When it comes to selling a home, you’ll want to make as much profit as you can. It’s crucial that you understand what tax deductions you can take because there are a lot of expenses that can lower your profits, and you’ll want to recoup them wherever you can. With that in mind, the following are some tax deductions that may be available when selling a home:
- Home improvement/repairs costs: If you spent money on home renovations to make your home more appealing, then you can write those costs off. An example would be painting the house or fixing an appliance before listing your property.
- Moving expenses: If you’re an active military member, then you can write off your moving expenses as well. This can include the cost of hiring a professional moving service or the cost of moving long-distance (such as travel costs).
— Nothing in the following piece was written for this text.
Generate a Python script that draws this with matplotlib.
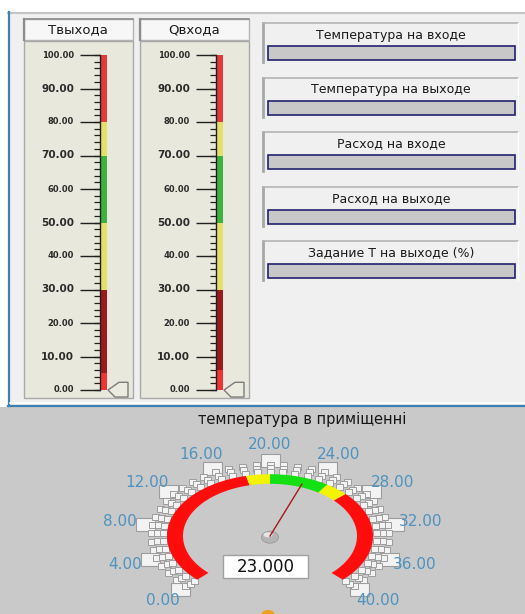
import numpy as np
import matplotlib
matplotlib.use("Agg")
import matplotlib.pyplot as plt
from matplotlib.patches import Rectangle, Polygon, Ellipse

W, H = 525, 614

# термометры
therm_titles = ["Твыхода", "Qвхода"]
therm_values = [5.0, 6.0]
therm_ticks = np.arange(0, 101, 10)
therm_minor = np.arange(0, 101, 2)
zone_bounds = [0, 30, 50, 70, 80, 100]
zone_colors = ["#9c1a1a", "#e6df6a", "#3cb33c", "#e6df6a", "#e23a3a"]
value_color = "#f03434"

# поля индикации
field_labels = ["Температура на входе", "Температура на выходе",
                "Расход на входе", "Расход на выходе",
                "Задание Т на выходе (%)"]

# стрелочный прибор
gauge_title = "температура в приміщенні"
gauge_value = 23.0
gauge_min, gauge_max = 0, 40
gauge_major = np.arange(0, 41, 4)
gauge_minor = np.arange(0, 41, 1)
gauge_zones = [0, 18, 20, 25, 27, 40]
gauge_zone_colors = ["#ff0d0d", "#f4f400", "#14e014", "#f4f400", "#ff0d0d"]


def px_axes(fig, x, y, w, h):
    return fig.add_axes([x / W, 1 - (y + h) / H, w / W, h / H])


fig = plt.figure(figsize=(W / 100, H / 100), dpi=100)
fig.patch.set_facecolor("white")

bg = px_axes(fig, 0, 0, W, H)
bg.set_xlim(0, W)
bg.set_ylim(H, 0)
bg.axis("off")

# фон панелей
bg.add_patch(Rectangle((8, 12), W - 8, 393, fc="#f0f0f0", ec="none"))
bg.plot([8, W], [13, 13], color="#c4c4c4", lw=1.5)
bg.add_patch(Rectangle((0, 407), W, H - 407, fc="#c9c9c9", ec="none"))
bg.plot([9, 9], [12, 406], color="#3d80b4", lw=1.6)
bg.plot([8, W], [405.5, 405.5], color="#3d80b4", lw=1.6)
bg.plot([10, W], [403, 403], color="white", lw=1.2)

# термометры
for i, title in enumerate(therm_titles):
    x0 = 24 + 116 * i
    bg.add_patch(Rectangle((x0, 19), 109, 21, fc="#f7f7f7", ec="#b4b4b4", lw=1))
    bg.plot([x0, x0], [19, 40], color="#8c8c8c", lw=1.6)
    bg.plot([x0, x0 + 109], [19, 19], color="#8c8c8c", lw=1.2)
    bg.text(x0 + 54, 30, title, ha="center", va="center", fontsize=9.5,
            color="#1a1a1a")
    bg.add_patch(Rectangle((x0, 41), 109, 357, fc="#e9e8dc", ec="#a9a9a9", lw=1))

    ax = px_axes(fig, x0, 41, 109, 357)
    ax.set_xlim(0, 109)
    ax.set_ylim(-8 / 3.35, 100 + 14 / 3.35)
    ax.axis("off")
    for lo, hi, c in zip(zone_bounds[:-1], zone_bounds[1:], zone_colors):
        ax.bar(79.5, hi - lo, bottom=lo, width=6.5, color=c, linewidth=0)
    ax.bar(79.5, therm_values[i], bottom=0, width=6.5, color=value_color, linewidth=0)
    ax.plot([76, 76], [0, 100], color="#202020", lw=1)
    ax.hlines(therm_minor, 70, 76, color="#202020", lw=0.9)
    ax.hlines(therm_ticks, 56, 76, color="#202020", lw=1)
    for t in therm_ticks:
        big = t % 20 != 0
        ax.text(50, t, f"{t:.2f}", ha="right", va="center",
                fontsize=7.5 if big else 6, fontweight="bold", color="#2b2b2b")
    ax.add_patch(Polygon([(84, 0), (95, 2.3), (104, 2.3), (104, -2.1), (91, -2.1)],
                         closed=True, fc="#ecebe0", ec="#7a7a7a", lw=1))

# поля индикации
for k, label in enumerate(field_labels):
    top = 23 + 54.5 * k
    bg.add_patch(Rectangle((263, top), 255, 39, fc="#f0f0f0", ec="none"))
    bg.plot([263, 263], [top, top + 39], color="#a8a8a8", lw=2)
    bg.plot([263, 518], [top, top], color="#b4b4b4", lw=1.2)
    bg.plot([518, 518], [top, top + 39], color="white", lw=1)
    bg.text(391, top + 12, label, ha="center", va="center", fontsize=9,
            color="#1a1a1a")
    bg.add_patch(Rectangle((268, top + 23), 247, 14, fc="#c8c8c8",
                           ec="#22226e", lw=1.2))

# стрелочный прибор
bg.text(302, 419, gauge_title, ha="center", va="center", fontsize=10.5,
        color="#151515")

ys = 0.6  # сжатие по вертикали
cy = 536
gx = px_axes(fig, 0, 408, W, H - 408)
gx.axis("off")


def ang(v):
    return np.radians(225 - 270 * (v - gauge_min) / (gauge_max - gauge_min))


def block(r, v, w, h, lw=0.7):
    a = ang(v)
    gx.add_patch(Rectangle((r * np.cos(a) - w / 2, r * np.sin(a) - h / 2 / ys),
                           w, h / ys, fc="#f3f3f3", ec="#9c9c9c", lw=lw))


for v in gauge_major:
    block(126, v, 19, 13, 0.8)
for v in gauge_minor:
    for r in (119, 113, 107):
        block(r, v, 7, 6)
for v in gauge_major:
    a = ang(v)
    gx.text(152 * np.cos(a), 152 * np.sin(a), f"{v:.2f}", ha="center",
            va="center", fontsize=11, color="#4e93bf")

for lo, hi, c in zip(gauge_zones[:-1], gauge_zones[1:], gauge_zone_colors):
    th = np.linspace(ang(lo), ang(hi), 60)
    xs = np.concatenate([103 * np.cos(th), 87 * np.cos(th[::-1])])
    yv = np.concatenate([103 * np.sin(th), 87 * np.sin(th[::-1])])
    gx.fill(xs, yv, color=c, lw=0)

a = ang(gauge_value)
gx.plot([0, 92 * np.cos(a)], [0, 92 * np.sin(a)], color="#a81818", lw=1)
gx.add_patch(Ellipse((0, -2), 17, 12 / ys, fc="#b4b4b4", ec="#9a9a9a", lw=0.6))
gx.add_patch(Ellipse((-2, 2), 9, 5 / ys, fc="#e6e6e6", ec="none"))
gx.add_patch(Rectangle((-47, -70), 85, 38, fc="white", ec="#a0a0a0", lw=1))
gx.text(-4, -51, f"{gauge_value:.3f}", ha="center", va="center", fontsize=12,
        color="#111111")
gx.add_patch(Ellipse((-2, -(615 - cy) / ys), 14, 10 / ys, fc="#f0a020", ec="none"))

gx.set_xlim(-270, W - 270)
gx.set_ylim(-(H - cy) / ys, (cy - 408) / ys)

fig.savefig("out.png", dpi=100)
- Property taxes: Don’t forget you can write off your property taxes up to $10,000 for the last year before selling your house.
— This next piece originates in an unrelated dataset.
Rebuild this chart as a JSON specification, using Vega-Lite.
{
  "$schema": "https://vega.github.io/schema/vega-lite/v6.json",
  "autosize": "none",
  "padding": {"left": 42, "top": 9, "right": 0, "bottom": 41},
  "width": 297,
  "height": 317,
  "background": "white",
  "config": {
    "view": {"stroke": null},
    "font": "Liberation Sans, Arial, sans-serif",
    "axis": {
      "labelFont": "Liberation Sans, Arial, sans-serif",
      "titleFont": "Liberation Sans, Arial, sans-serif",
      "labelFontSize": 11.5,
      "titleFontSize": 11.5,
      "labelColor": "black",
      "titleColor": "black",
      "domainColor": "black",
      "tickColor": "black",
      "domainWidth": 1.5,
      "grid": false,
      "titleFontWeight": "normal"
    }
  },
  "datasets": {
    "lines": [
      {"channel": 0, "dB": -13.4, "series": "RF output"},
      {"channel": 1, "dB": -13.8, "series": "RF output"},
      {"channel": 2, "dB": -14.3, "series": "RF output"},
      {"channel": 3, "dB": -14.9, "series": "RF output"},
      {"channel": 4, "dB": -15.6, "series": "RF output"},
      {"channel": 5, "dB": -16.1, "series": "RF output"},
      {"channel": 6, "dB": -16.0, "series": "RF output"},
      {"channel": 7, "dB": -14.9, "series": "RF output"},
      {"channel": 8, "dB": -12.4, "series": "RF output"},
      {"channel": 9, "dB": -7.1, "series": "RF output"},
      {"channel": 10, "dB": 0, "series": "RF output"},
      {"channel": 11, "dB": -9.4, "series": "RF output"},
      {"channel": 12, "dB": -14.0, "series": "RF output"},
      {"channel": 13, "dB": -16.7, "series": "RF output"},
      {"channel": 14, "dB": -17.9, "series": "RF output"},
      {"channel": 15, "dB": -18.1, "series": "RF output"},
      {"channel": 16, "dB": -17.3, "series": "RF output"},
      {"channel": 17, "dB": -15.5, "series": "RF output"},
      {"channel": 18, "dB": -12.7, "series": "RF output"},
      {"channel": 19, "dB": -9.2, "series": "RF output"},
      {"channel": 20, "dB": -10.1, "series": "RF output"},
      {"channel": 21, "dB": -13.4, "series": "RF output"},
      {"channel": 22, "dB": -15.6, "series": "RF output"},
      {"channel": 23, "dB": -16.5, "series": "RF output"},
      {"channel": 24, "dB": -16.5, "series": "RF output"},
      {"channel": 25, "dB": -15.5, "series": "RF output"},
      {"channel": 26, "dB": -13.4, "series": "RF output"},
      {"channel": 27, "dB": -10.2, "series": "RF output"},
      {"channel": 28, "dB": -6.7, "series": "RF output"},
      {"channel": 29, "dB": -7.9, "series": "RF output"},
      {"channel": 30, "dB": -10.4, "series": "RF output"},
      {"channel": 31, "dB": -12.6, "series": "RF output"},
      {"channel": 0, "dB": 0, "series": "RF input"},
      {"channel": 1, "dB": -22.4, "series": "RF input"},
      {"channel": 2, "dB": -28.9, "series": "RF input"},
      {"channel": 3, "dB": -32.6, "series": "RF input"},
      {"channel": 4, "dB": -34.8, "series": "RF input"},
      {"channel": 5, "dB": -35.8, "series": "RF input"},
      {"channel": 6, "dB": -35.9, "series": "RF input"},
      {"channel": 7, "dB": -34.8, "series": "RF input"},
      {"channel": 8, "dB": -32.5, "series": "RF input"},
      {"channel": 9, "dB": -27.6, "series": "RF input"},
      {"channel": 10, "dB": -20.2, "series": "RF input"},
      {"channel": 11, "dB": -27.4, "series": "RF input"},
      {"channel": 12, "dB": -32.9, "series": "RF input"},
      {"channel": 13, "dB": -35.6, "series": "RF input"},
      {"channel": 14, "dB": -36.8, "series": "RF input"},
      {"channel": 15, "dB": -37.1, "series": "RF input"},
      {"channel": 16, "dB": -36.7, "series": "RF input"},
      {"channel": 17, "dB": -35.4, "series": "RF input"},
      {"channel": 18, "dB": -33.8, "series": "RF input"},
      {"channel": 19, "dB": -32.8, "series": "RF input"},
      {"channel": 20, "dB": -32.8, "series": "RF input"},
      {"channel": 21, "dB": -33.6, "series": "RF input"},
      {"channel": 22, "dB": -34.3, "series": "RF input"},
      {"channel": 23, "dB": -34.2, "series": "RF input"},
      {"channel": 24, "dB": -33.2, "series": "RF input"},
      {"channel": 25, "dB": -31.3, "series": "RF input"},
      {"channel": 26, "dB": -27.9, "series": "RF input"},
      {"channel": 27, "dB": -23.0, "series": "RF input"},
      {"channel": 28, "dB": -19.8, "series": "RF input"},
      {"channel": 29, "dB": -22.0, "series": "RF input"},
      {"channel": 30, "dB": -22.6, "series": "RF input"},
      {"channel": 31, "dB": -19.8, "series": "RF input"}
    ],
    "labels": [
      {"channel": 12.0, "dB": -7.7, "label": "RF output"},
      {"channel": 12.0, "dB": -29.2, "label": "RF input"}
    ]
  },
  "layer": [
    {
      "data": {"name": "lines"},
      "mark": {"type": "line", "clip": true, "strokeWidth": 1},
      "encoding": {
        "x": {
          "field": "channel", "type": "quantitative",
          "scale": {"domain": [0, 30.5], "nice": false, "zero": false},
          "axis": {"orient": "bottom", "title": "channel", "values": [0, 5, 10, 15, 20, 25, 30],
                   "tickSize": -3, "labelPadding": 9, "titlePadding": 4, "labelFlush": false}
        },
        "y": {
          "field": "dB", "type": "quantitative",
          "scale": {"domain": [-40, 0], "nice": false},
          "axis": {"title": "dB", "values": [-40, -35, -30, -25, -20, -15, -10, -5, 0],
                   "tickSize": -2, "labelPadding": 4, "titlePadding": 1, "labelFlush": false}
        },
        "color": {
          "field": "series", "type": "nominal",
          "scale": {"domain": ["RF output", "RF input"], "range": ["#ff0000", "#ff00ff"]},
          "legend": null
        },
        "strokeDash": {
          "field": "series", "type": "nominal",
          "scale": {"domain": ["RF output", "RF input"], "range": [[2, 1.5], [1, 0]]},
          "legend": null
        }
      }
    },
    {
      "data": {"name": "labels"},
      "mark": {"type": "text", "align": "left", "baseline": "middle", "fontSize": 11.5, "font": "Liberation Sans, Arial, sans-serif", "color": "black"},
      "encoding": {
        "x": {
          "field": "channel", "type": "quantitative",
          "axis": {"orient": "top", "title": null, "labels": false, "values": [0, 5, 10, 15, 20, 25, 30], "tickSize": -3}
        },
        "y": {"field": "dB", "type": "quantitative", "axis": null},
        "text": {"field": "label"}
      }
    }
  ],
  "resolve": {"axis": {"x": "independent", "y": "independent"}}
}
- Selling costs: Certain expenses involved in the home selling process can be deducted:
- Advertising costs
- Escrow fees
- Home staging expenses
- Legal fees
- Real estate agent fees
- …and more. However, this only applies to the sale of your primary home and not investment properties.
These are a few things you may be able to deduct from your taxes when you sell your home. Keep in mind that if you’re selling a home that you lived in for 2 out of the last five years, you likely qualify for the capital gains exclusion as well, which means you can save a significant amount on capital gains taxes.